Earth, cement and brick, milled to a fine pigment. There’s an immortality to it. 

It could be moon dust, pock-marked with craters. Or pavement obliterated by artillery fire. It could be pulverized volcanic glass. It could be ancient rubble, carefully scraped out from underneath a temple; separated, sampled, and archived. Solid things turned to sand, washed away, compressed, reshaped, broken up, and mined. 

Who can tell, in this disintegrated state, what the dirt once was? What memories does it contain? What other hands have sifted through it?

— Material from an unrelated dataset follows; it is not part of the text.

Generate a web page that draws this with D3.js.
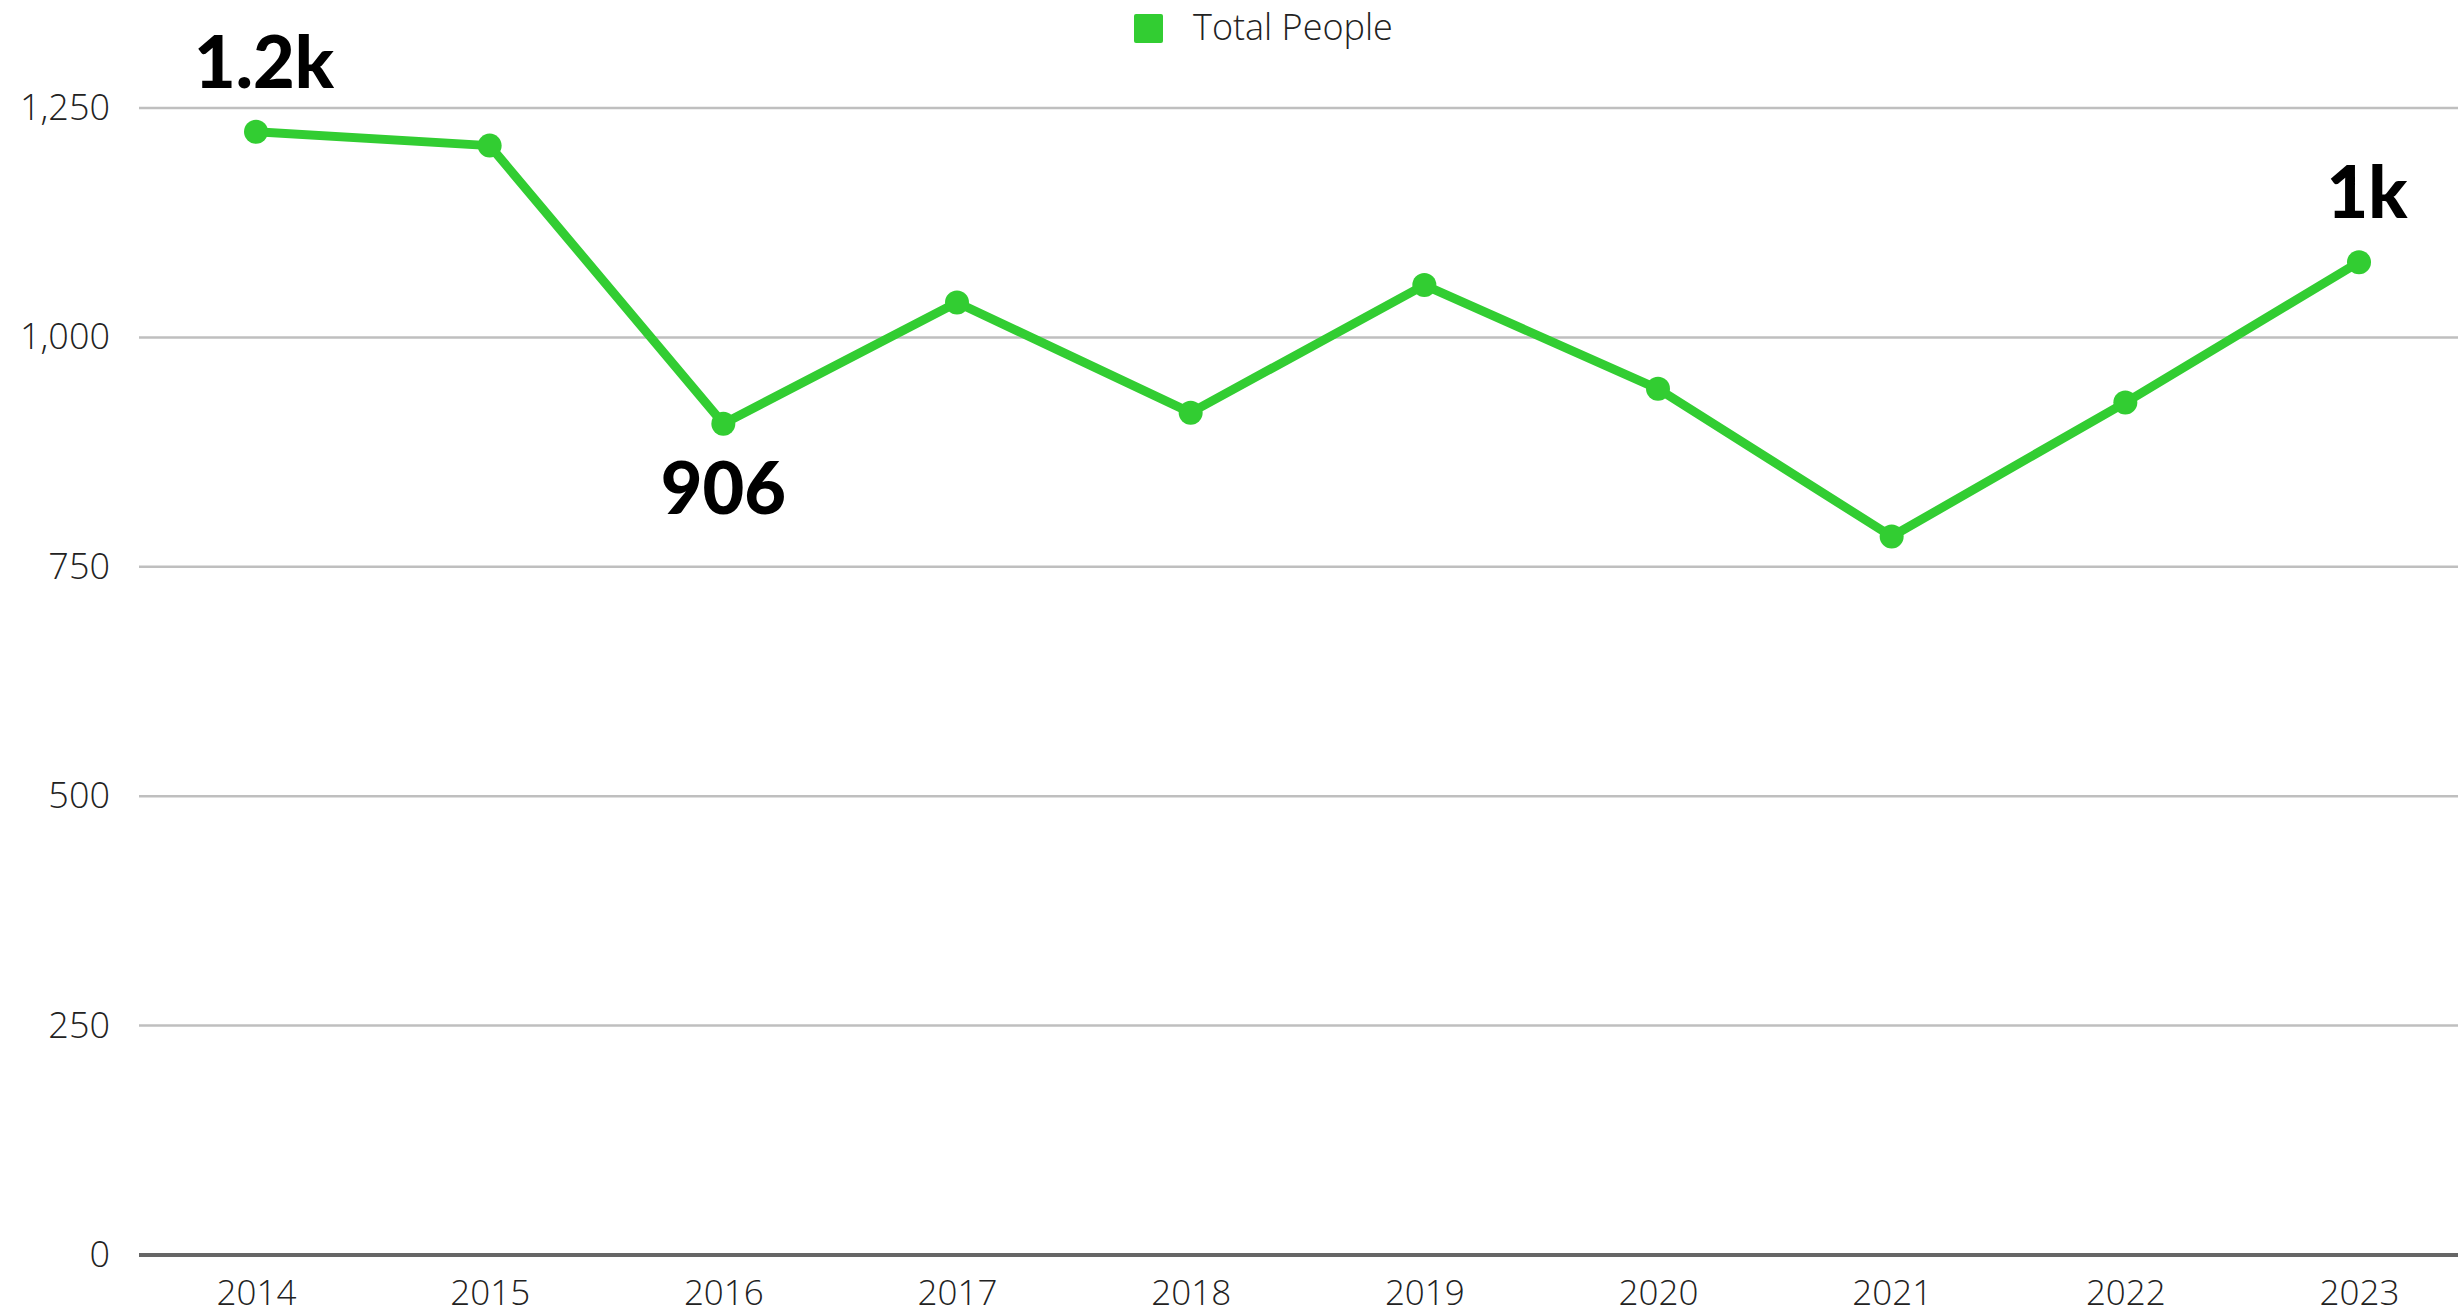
<!DOCTYPE html>
<html>
<head>
<meta charset="utf-8">
<script src="https://cdn.jsdelivr.net/npm/d3@7"></script>
<style>
  body { margin: 0; background: #fff; }
  svg { display: block; }
</style>
</head>
<body>
<svg id="chart"></svg>
<script>
// chart values
const years = [2014, 2015, 2016, 2017, 2018, 2019, 2020, 2021, 2022, 2023];
const totalPeople = [1224, 1209, 906, 1038, 918, 1057, 944, 783, 929, 1082];
const yTicks = [0, 250, 500, 750, 1000, 1250];
// only a few points carry a label
const pointLabels = [
  { year: 2014, text: "1.2k", pos: "above" },
  { year: 2016, text: "906", pos: "below" },
  { year: 2023, text: "1k", pos: "above" }
];
const seriesName = "Total People";

const width = 2458;
const height = 1315;
const green = "#32cd32";

const svg = d3.select("#chart")
  .attr("width", width)
  .attr("height", height);

// scales
const xScale = d3.scalePoint()
  .domain(years)
  .range([256, 2359]);

const yScale = d3.scaleLinear()
  .domain([0, 1250])
  .range([1255, 108]);

const gridLeft = 139;
const gridRight = width;

// gridlines
svg.append("g")
  .selectAll("line")
  .data(yTicks.filter(d => d !== 0))
  .join("line")
  .attr("x1", gridLeft)
  .attr("x2", gridRight)
  .attr("y1", d => yScale(d))
  .attr("y2", d => yScale(d))
  .attr("stroke", "#bfbfbf")
  .attr("stroke-width", 2.5);

// y axis labels
const yAxis = d3.axisLeft(yScale)
  .tickValues(yTicks)
  .tickFormat(d3.format(","))
  .tickSize(0)
  .tickPadding(0);

svg.append("g")
  .attr("transform", "translate(110,0)")
  .call(yAxis)
  .call(g => g.select(".domain").remove())
  .call(g => g.selectAll("text")
    .attr("font-family", "'Open Sans', sans-serif")
    .attr("font-weight", 300)
    .attr("font-size", 36)
    .attr("fill", "#222"));

// baseline
svg.append("line")
  .attr("x1", gridLeft)
  .attr("x2", gridRight)
  .attr("y1", yScale(0))
  .attr("y2", yScale(0))
  .attr("stroke", "#666")
  .attr("stroke-width", 4);

// x axis labels
const xAxis = d3.axisBottom(xScale).tickSize(0).tickPadding(0);
svg.append("g")
  .attr("transform", "translate(0,1278)")
  .call(xAxis)
  .call(g => g.select(".domain").remove())
  .call(g => g.selectAll("text")
    .attr("dy", "0.76em")
    .attr("font-family", "'Open Sans', sans-serif")
    .attr("font-weight", 300)
    .attr("font-size", 35)
    .attr("fill", "#222"));

// line
const data = years.map((y, i) => ({ year: y, value: totalPeople[i] }));

const line = d3.line()
  .x(d => xScale(d.year))
  .y(d => yScale(d.value));

svg.append("path")
  .datum(data)
  .attr("d", line)
  .attr("fill", "none")
  .attr("stroke", green)
  .attr("stroke-width", 9)
  .attr("stroke-linejoin", "round");

svg.append("g")
  .selectAll("circle")
  .data(data)
  .join("circle")
  .attr("cx", d => xScale(d.year))
  .attr("cy", d => yScale(d.value))
  .attr("r", 12)
  .attr("fill", green);

// data labels
svg.append("g")
  .selectAll("text")
  .data(pointLabels)
  .join("text")
  .attr("x", d => xScale(d.year) + (d.pos === "above" ? 8 : 0))
  .attr("y", d => {
    let v = totalPeople[years.indexOf(d.year)];
    return d.pos === "above" ? yScale(v) - 44 : yScale(v) + 90;
  })
  .attr("text-anchor", "middle")
  .attr("font-family", "Lato, sans-serif")
  .attr("font-weight", 900)
  .attr("font-size", 72)
  .attr("fill", "#000")
  .text(d => d.text);

// legend
const legend = svg.append("g").attr("transform", "translate(1134,14)");
legend.append("rect")
  .attr("width", 29)
  .attr("height", 29)
  .attr("rx", 2)
  .attr("fill", green);
legend.append("text")
  .attr("x", 59)
  .attr("y", 26)
  .attr("font-family", "'Open Sans', sans-serif")
  .attr("font-weight", 300)
  .attr("font-size", 36)
  .attr("fill", "#222")
  .text(seriesName);
</script>
</body>
</html>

She considers the value of what’s here, before she puts it through its final transformation: shaping the soil and stories into a final, forever object, made to hang on someone’s wall, or in a gallery or a museum, or in a succession of cities and towns. Something to be stared at and questioned and loved.

This is what I’ll make from the ashes, she thinks. This mound of buildings; reduced to wreckage, scooped up and taken from a site of transition. Pounded into nothingness. Out with the old, in with the new. Manchester is tied into a ceaseless cycle of collapse and construction. The rest of this substance, this thing in her hands, is also the bedrock for something other; it’ll be covered and replaced, flattened by new foundations and trampled by new people; decades and centuries of movement and weight that will create a stratum of rock. 

Imagine a future team of archaeologists, excavating traces of TV studios and offices and coffee shops. Would they be able to identify small clues from the particles, recognising what we did here? When everything is squashed into matter, what human deeds linger? 

She looks to the calcium carbonate canvases nearby. They’ve experienced a similar process. Calcium carbonate used to be bones and teeth and snails and eggs; a powder that has had multiple lives. Living, breathing things, now dry and long dead. Add liquid and slather it onto a flat surface, and it moves and shrinks and dries into a smooth porcelain. With time, this new object has become a sharp rectangle of hard cream; a surface of tectonic plates and chaos and condensed history. Hairline fractures pucker through. This is calcium set into something unpredictable; a tension of cracks finding their own way out of thin layers of cautiously applied paste. Dead matter, reborn.

In a game of one-upmanship, the darker, grittier earth she holds in her cupped hands will be tougher to manipulate. Fighting against the trowel, the cement will dry into a bruised, sandy block. She’ll make three in a row – a triptych that echoes an Assyrian relief, remembering the ruins before reconstruction; a snapshot of the in-between, of the war between old and new.  

She’ll make another, smaller canvas in a shock of opulent gold. A tribute to the past and a beacon of hope. It’ll hover high up, out of reach, at the shoulder of the three. A base of lamp black pigment – ground coal – will give the entity an unexpected depth and texture. From the floor, it’ll look like a far-away obelisk dipped in liquid gold; the ash will fall away, revealing an improbable, floating structure; an orbital city gleaming in the light.
 
From cupped hands, a speculative future will emerge.

A note from the author: the protagonist, ‘She’, could be Susan or me. After spending time at Ground Evolution, HOME Manchester, and at Susan’s Salford studio, I found myself visualising how it felt to make her canvases. To be her, with different materials and processes and tools, patiently applying layer after layer after layer of handmade paint. Waiting. Thinking about origin stories, visual memory, and possible futures; and what these artworks might carry with them once they’re ‘finished’ and have broken free.